The Labor Party had an outstanding case to prosecute. That they failed to do so has cost this country dearly.
Rather than pointing to their successes, rather than outlining their plan for the future, they reacted to headlines in the Murdoch Press. They listened to small focus groups and polls instead of trying to inform and lead opinion. They scurried around ‘doing the numbers’ instead of presenting a united voice and vision. They threw out a fine Prime Minister and tried to “save the furniture” by being even crueller to asylum seekers than their opponents.
By handing the election to, of all people, Tony Abbott, we destroyed any chance to take action on climate change. We lost our opportunity to have a world class communications network. We lost our chance to share in the superprofits made by the companies who mine our resources. We lost protection of our waterways and aquifers. We lost the car industry and the renewable energy industry. We lost partnerships with the states on funding for schools, hospitals, and affordable housing. We lost over half a billion in Indigenous funding in one fell swoop. We lost investment in research. We lost the proposed increases in the superannuation guarantee and tax-free threshold. We lost extra paid parental leave and the Schoolkids bonus. The ABC, NDIS, welfare recipients, and unions are all under constant attack.
We came through the global financial crisis with one of the best economies in the world. Since then, our comparative economic ranking has been sliding and, despite a global recovery, our debt has been growing. Big business is making record profits but this has not translated to any increases in wages and underemployment and job insecurity have risen.

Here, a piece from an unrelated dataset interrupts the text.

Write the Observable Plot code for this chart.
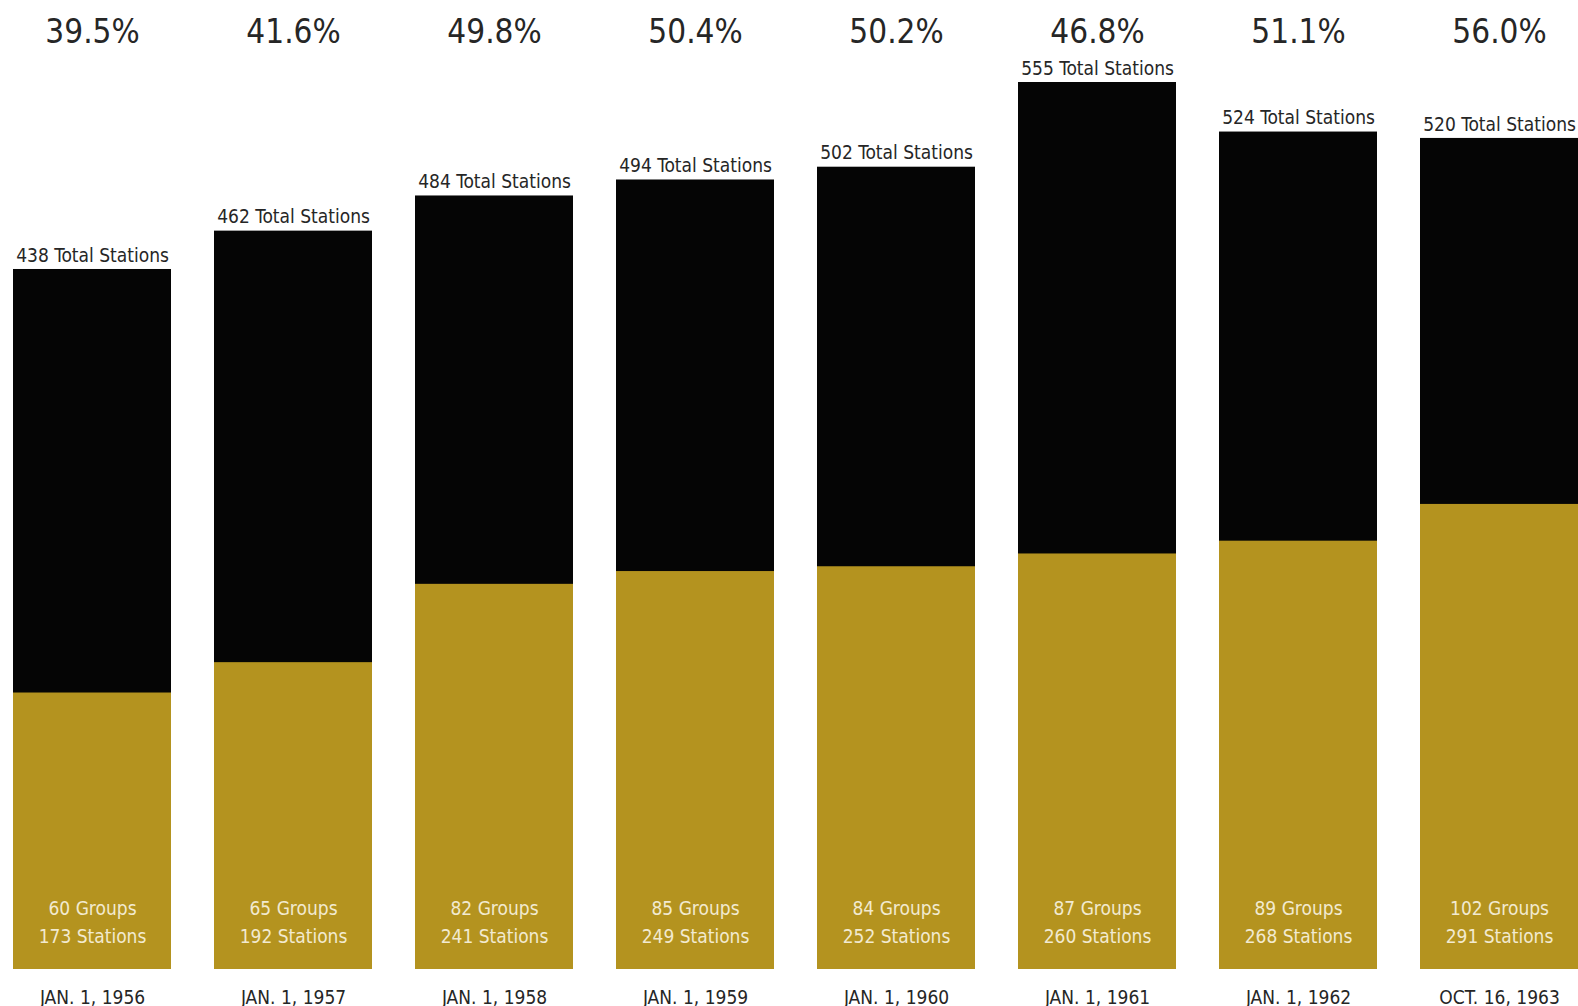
<!DOCTYPE html>
<html>
<head>
<meta charset="utf-8">
<script src="https://cdn.jsdelivr.net/npm/d3@7"></script>
<script src="https://cdn.jsdelivr.net/npm/@observablehq/plot@0.6"></script>
<style>
  html, body { margin: 0; padding: 0; background: #fff; }
  #chart svg { display: block; overflow: visible; }
  #chart text { font-stretch: condensed; }
</style>
</head>
<body>
<div id="chart"></div>
<script>
const dates = ["JAN. 1, 1956","JAN. 1, 1957","JAN. 1, 1958","JAN. 1, 1959","JAN. 1, 1960","JAN. 1, 1961","JAN. 1, 1962","OCT. 16, 1963"];
const totalStations = [438, 462, 484, 494, 502, 555, 524, 520];
const groups = [60, 65, 82, 85, 84, 87, 89, 102];
const groupStations = [173, 192, 241, 249, 252, 260, 268, 291];
const percents = ["39.5%", "41.6%", "49.8%", "50.4%", "50.2%", "46.8%", "51.1%", "56.0%"];

const rows = dates.map((d, i) => ({
  date: d,
  total: totalStations[i],
  groups: groups[i],
  gs: groupStations[i],
  pct: percents[i]
}));

const font = "'DejaVu Sans Condensed', 'Liberation Sans Narrow', sans-serif";
const dark = "#262626";

const chart = Plot.plot({
  width: 1578,
  height: 1006,
  marginLeft: 12,
  marginRight: 0,
  marginTop: 82,
  marginBottom: 37,
  style: { fontFamily: font, background: "#fff", overflow: "visible" },
  x: { domain: dates, paddingInner: 0.214, paddingOuter: 0, axis: null },
  y: { domain: [0, 555], axis: null },
  marks: [
    Plot.barY(rows, { x: "date", y: "total", fill: "#050505" }),
    Plot.barY(rows, { x: "date", y: "gs", fill: "#b4931f" }),
    Plot.text(rows, { x: "date", frameAnchor: "top", lineAnchor: "middle", dy: -50, text: "pct", fontSize: 33, fill: dark }),
    Plot.text(rows, { x: "date", y: "total", dy: -14, text: d => `${d.total} Total Stations`, fontSize: 19, fill: dark }),
    Plot.text(rows, { x: "date", y: 0, dy: -61, text: d => `${d.groups} Groups`, fontSize: 19, fill: "#f2ead0" }),
    Plot.text(rows, { x: "date", y: 0, dy: -33, text: d => `${d.gs} Stations`, fontSize: 19, fill: "#f2ead0" }),
    Plot.text(rows, { x: "date", y: 0, dy: 28, text: "date", fontSize: 19, fill: dark })
  ]
});
document.getElementById("chart").appendChild(chart);
</script>
</body>
</html>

For the first time, we were mentioned on the human rights watch list. Our ranking on the transparency corruption index has slipped from 7th in 2012 to 13th last year. Our international reputation has been tarnished because of our inhumane treatment of asylum seekers, the number and abuse of Indigenous juveniles in detention, and policy that has led to rising greenhouse gas emissions.

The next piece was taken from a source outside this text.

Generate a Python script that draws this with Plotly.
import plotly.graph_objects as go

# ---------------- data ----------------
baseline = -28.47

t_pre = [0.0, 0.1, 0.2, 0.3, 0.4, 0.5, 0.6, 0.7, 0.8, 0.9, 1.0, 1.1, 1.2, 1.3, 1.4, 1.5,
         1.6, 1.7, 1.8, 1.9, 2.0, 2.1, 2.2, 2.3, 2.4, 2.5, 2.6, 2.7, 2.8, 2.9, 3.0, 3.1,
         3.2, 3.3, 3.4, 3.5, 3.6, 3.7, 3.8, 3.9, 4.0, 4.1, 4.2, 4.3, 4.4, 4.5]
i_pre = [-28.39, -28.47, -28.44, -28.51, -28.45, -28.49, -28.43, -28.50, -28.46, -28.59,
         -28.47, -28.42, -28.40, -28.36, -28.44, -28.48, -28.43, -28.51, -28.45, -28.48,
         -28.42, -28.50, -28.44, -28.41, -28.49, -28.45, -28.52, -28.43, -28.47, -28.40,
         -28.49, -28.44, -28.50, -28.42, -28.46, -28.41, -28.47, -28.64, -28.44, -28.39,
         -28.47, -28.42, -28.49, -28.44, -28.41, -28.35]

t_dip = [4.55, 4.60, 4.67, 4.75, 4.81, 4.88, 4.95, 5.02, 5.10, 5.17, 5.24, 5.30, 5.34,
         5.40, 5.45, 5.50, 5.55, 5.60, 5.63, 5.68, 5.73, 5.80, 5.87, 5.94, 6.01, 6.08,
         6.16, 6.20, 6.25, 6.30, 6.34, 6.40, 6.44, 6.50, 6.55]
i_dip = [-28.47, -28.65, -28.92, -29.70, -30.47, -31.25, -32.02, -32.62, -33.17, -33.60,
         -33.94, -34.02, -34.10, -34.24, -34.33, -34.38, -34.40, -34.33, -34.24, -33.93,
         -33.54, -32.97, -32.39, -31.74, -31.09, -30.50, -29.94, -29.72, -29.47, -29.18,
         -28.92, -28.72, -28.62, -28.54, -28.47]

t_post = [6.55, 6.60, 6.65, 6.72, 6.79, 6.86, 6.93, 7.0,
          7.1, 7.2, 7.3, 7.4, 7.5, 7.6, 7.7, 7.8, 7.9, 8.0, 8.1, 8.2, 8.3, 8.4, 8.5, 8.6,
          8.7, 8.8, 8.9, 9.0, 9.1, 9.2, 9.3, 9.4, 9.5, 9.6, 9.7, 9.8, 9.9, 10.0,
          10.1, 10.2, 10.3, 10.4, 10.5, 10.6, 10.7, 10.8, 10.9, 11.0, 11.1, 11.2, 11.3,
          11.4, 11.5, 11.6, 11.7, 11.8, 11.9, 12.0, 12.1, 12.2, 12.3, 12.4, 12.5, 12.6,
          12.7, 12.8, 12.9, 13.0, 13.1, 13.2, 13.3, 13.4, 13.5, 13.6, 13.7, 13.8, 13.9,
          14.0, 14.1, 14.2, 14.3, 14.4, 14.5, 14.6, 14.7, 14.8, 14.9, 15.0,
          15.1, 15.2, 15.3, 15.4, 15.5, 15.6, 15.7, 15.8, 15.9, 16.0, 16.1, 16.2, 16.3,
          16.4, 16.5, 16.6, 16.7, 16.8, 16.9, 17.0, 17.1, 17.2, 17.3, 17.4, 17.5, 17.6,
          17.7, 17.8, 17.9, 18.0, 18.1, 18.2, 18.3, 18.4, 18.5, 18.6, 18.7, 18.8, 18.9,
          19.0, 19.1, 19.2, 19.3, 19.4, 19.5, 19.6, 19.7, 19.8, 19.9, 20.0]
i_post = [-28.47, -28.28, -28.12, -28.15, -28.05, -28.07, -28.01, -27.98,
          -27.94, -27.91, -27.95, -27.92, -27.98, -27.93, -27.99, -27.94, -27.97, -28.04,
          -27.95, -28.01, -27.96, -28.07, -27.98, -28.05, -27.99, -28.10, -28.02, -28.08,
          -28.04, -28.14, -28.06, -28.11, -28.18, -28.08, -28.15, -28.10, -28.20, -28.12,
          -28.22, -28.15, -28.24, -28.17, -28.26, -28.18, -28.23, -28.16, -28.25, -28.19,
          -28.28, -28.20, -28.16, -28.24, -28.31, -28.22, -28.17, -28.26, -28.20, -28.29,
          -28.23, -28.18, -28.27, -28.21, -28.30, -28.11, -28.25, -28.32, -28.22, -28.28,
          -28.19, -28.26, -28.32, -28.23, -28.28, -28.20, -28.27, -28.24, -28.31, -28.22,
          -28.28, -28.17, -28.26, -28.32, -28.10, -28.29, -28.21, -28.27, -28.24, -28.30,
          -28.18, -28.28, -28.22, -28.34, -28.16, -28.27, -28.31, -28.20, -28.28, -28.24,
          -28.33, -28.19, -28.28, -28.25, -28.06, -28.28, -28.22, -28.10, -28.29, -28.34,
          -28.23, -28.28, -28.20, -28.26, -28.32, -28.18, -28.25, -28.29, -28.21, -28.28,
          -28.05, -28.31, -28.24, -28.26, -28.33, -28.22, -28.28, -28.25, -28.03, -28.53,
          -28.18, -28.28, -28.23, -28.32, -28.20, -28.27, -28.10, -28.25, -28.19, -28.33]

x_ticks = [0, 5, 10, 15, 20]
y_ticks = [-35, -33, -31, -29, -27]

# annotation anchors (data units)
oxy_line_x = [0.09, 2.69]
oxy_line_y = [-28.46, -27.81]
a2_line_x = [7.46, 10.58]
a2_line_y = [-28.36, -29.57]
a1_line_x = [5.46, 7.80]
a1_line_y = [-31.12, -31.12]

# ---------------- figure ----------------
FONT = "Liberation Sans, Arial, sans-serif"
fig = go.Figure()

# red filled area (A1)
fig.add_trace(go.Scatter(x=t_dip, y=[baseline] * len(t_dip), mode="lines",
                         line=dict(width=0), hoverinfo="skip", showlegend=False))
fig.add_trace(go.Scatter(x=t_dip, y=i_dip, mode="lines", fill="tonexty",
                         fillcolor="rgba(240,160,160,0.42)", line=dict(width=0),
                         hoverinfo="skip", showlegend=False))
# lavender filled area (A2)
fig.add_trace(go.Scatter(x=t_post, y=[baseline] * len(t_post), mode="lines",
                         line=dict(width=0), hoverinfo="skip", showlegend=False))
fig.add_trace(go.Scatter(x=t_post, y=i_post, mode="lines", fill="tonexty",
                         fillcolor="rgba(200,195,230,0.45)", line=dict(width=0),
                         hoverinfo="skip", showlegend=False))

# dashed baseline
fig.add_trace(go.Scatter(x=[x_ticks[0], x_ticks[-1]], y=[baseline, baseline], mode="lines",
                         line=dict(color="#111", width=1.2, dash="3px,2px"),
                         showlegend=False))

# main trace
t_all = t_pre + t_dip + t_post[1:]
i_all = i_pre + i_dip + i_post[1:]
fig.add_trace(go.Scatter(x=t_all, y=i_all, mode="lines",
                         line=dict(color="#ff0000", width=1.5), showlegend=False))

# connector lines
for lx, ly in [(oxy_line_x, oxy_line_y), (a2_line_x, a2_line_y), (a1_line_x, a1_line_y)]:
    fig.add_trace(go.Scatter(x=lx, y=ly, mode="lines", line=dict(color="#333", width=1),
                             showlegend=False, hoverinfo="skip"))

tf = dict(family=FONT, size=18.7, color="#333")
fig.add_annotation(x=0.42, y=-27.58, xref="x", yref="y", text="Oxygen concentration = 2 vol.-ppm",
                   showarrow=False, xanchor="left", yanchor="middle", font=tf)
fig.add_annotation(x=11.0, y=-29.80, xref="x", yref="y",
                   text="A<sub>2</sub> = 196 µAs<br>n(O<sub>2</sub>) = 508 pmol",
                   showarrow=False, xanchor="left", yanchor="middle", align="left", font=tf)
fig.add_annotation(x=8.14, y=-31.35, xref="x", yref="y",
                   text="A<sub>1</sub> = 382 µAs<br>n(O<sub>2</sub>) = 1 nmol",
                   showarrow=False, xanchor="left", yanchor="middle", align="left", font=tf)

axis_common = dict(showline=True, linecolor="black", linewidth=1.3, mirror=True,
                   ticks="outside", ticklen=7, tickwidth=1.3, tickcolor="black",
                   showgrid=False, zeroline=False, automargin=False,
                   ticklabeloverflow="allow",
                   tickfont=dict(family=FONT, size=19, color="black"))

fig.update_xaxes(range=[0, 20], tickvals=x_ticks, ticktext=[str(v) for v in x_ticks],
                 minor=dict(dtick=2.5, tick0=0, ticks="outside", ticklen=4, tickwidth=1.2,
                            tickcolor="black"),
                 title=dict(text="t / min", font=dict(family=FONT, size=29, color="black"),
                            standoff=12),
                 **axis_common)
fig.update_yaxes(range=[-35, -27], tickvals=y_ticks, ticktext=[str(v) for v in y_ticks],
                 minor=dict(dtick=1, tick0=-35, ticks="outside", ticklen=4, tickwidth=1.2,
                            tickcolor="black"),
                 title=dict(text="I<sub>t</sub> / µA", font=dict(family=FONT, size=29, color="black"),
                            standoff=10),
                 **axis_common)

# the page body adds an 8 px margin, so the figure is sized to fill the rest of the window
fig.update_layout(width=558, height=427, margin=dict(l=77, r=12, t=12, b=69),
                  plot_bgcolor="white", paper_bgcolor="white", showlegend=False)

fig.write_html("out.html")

Under the guise of freedom of speech and freedom of religion, discrimination laws are under attack. Muslims are suffering marginalisation and vilification. Pauline Hanson, who was shunned by all twenty years ago for her ignorant racism, is now courted by politicians and media, normalising her toxic stupidity.

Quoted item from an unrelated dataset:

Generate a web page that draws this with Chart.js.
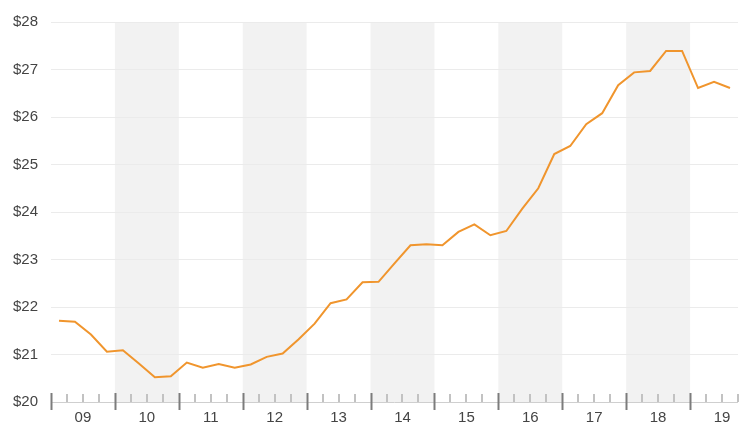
<!DOCTYPE html>
<html>
<head>
<meta charset="utf-8">
<title>Quarterly price</title>
<script src="https://cdn.jsdelivr.net/npm/chart.js@4/dist/chart.umd.min.js"></script>
<style>
  html, body { margin: 0; padding: 0; background: #ffffff; }
  #wrap { width: 743px; height: 424px; }
</style>
</head>
<body>
<div id="wrap"><canvas id="chart" width="743" height="424"></canvas></div>
<script>
// Quarter labels (one point per quarter, plotted mid-quarter)
const quarters = [
  '2009-Q1','2009-Q2','2009-Q3','2009-Q4',
  '2010-Q1','2010-Q2','2010-Q3','2010-Q4',
  '2011-Q1','2011-Q2','2011-Q3','2011-Q4',
  '2012-Q1','2012-Q2','2012-Q3','2012-Q4',
  '2013-Q1','2013-Q2','2013-Q3','2013-Q4',
  '2014-Q1','2014-Q2','2014-Q3','2014-Q4',
  '2015-Q1','2015-Q2','2015-Q3','2015-Q4',
  '2016-Q1','2016-Q2','2016-Q3','2016-Q4',
  '2017-Q1','2017-Q2','2017-Q3','2017-Q4',
  '2018-Q1','2018-Q2','2018-Q3','2018-Q4',
  '2019-Q1','2019-Q2','2019-Q3'
];

// Price in dollars for each quarter
const prices = [
  21.71, 21.69, 21.42, 21.06,
  21.09, 20.81, 20.52, 20.54,
  20.83, 20.72, 20.80, 20.72,
  20.79, 20.95, 21.02, 21.32,
  21.65, 22.08, 22.16, 22.52,
  22.53, 22.92, 23.30, 23.32,
  23.30, 23.58, 23.74, 23.51,
  23.60, 24.07, 24.50, 25.22,
  25.39, 25.85, 26.08, 26.67,
  26.94, 26.97, 27.39, 27.39,
  26.61, 26.74, 26.61
];

// Year tick labels along the bottom
const years = [2009, 2010, 2011, 2012, 2013, 2014, 2015, 2016, 2017, 2018, 2019];
// Years drawn with a grey background band
const shadedYears = [2010, 2012, 2014, 2016, 2018];

const yMin = 20, yMax = 28;
const xMin = 2009, xMax = 2019.75;

function quarterToX(q) {
  const [y, qq] = q.split('-Q');
  return Number(y) + (Number(qq) - 0.5) / 4;
}

const points = quarters.map((q, i) => ({ x: quarterToX(q), y: prices[i] }));

const FONT = '"Liberation Sans", Arial, Helvetica, sans-serif';

// Grey bands behind alternate years
const yearBands = {
  id: 'yearBands',
  beforeDraw(chart) {
    const { ctx, chartArea, scales } = chart;
    ctx.save();
    ctx.fillStyle = '#f2f2f2';
    shadedYears.forEach(y => {
      const x0 = scales.x.getPixelForValue(y);
      const x1 = scales.x.getPixelForValue(Math.min(y + 1, xMax));
      ctx.fillRect(x0, chartArea.top, x1 - x0, chartArea.bottom - chartArea.top);
    });
    ctx.restore();
  }
};

// Year and quarter tick marks on the bottom axis
const axisMarks = {
  id: 'axisMarks',
  afterDatasetsDraw(chart) {
    const { ctx, chartArea, scales } = chart;
    const base = chartArea.bottom;
    ctx.save();
    // quarter ticks
    ctx.strokeStyle = '#c2c2c2';
    ctx.lineWidth = 2;
    years.forEach(y => {
      [0.25, 0.5, 0.75].forEach(f => {
        const v = y + f;
        if (v > xMax + 1e-9) return;
        const px = Math.round(scales.x.getPixelForValue(v));
        ctx.beginPath();
        ctx.moveTo(px, base - 8);
        ctx.lineTo(px, base);
        ctx.stroke();
      });
    });
    // year ticks
    ctx.strokeStyle = '#7c7c7c';
    ctx.lineWidth = 2;
    years.forEach(y => {
      const px = Math.round(scales.x.getPixelForValue(y)) + 0.5;
      ctx.beginPath();
      ctx.moveTo(px, base - 9);
      ctx.lineTo(px, base + 8);
      ctx.stroke();
    });
    ctx.restore();
  }
};

new Chart(document.getElementById('chart'), {
  type: 'line',
  data: {
    datasets: [{
      data: points,
      borderColor: '#f0952d',
      borderWidth: 2,
      pointRadius: 0,
      pointHoverRadius: 0,
      tension: 0,
      fill: false
    }]
  },
  options: {
    responsive: false,
    animation: false,
    devicePixelRatio: 1,
    layout: { padding: { top: 21, right: 5, left: 0, bottom: 0 } },
    plugins: {
      legend: { display: false },
      tooltip: { enabled: false }
    },
    scales: {
      x: {
        type: 'linear',
        min: xMin,
        max: xMax,
        border: { display: false },
        grid: { display: false, drawTicks: false },
        afterBuildTicks(scale) {
          scale.ticks = years.map(y => ({ value: y + 0.5 }));
        },
        afterFit(scale) { scale.height = 20; },
        ticks: {
          autoSkip: false,
          maxRotation: 0,
          padding: 7,
          color: '#444444',
          font: { family: FONT, size: 15 },
          callback: v => String(Math.floor(v) % 100).padStart(2, '0')
        }
      },
      y: {
        min: yMin,
        max: yMax,
        border: { display: false },
        grid: {
          drawTicks: false,
          lineWidth: 1,
          color: c => (c.tick && c.tick.value === yMin) ? '#cfcfcf' : '#ebebeb'
        },
        afterFit(scale) { scale.width = 51; },
        ticks: {
          stepSize: 1,
          padding: 13,
          color: '#444444',
          font: { family: FONT, size: 15 },
          callback: v => '$' + v
        }
      }
    }
  },
  plugins: [yearBands, axisMarks]
});
</script>
</body>
</html>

We have created a multi-billion dollar Home Affairs Office to address terrorism yet do nothing about domestic violence and sexual harassment.
As Jane Gilmore writes, “at least 71 Australian women were murdered last year, more than 80 per cent of them by a man who claimed to love them. In the last 20 years a maximum of six people were killed in terrorist incidents in Australia. The federal government currently spends $35 billion on national security and $160 million on domestic violence each year.”
Our privacy rights are stripped away to ‘keep us safe’ while refuges, support groups and legal aid centres close down and women are encouraged to arm themselves. We defund early intervention programs and build more jails.
With rising commodity prices, aging power stations breaking down or closing, a freeze on new investment in renewables, over-investment in the wrong type of transmission and distribution, and record gas exports, electricity prices have skyrocketed. Meanwhile, extreme weather events have intensified. Policy uncertainty and a lack of planning has led to a failure in all three aspects of the energy “trilemma”.
We pursue old alleged welfare overpayments with a system that costs more to run than it collects. We can’t afford to increase Newstart, Youth Allowance or the aged pension. But we can afford a twenty-year ramp-up of war machinery costing an extra $400 billion on top of the annual defence budget.
We insist that young people start repaying their education costs when their salary reaches less than a quarter of a junior backbench politician’s base salary and then wonder why they can’t afford a place to live.
When it’s all about the money and protecting your own privilege, society is diminished.
With the departure of Julia Gillard, we lost the civility, decency, compassion and integrity she brought to the job. We lost our optimism and hope.
Can the Labor Party revive it? Or will they once again let those who shout the loudest distract them.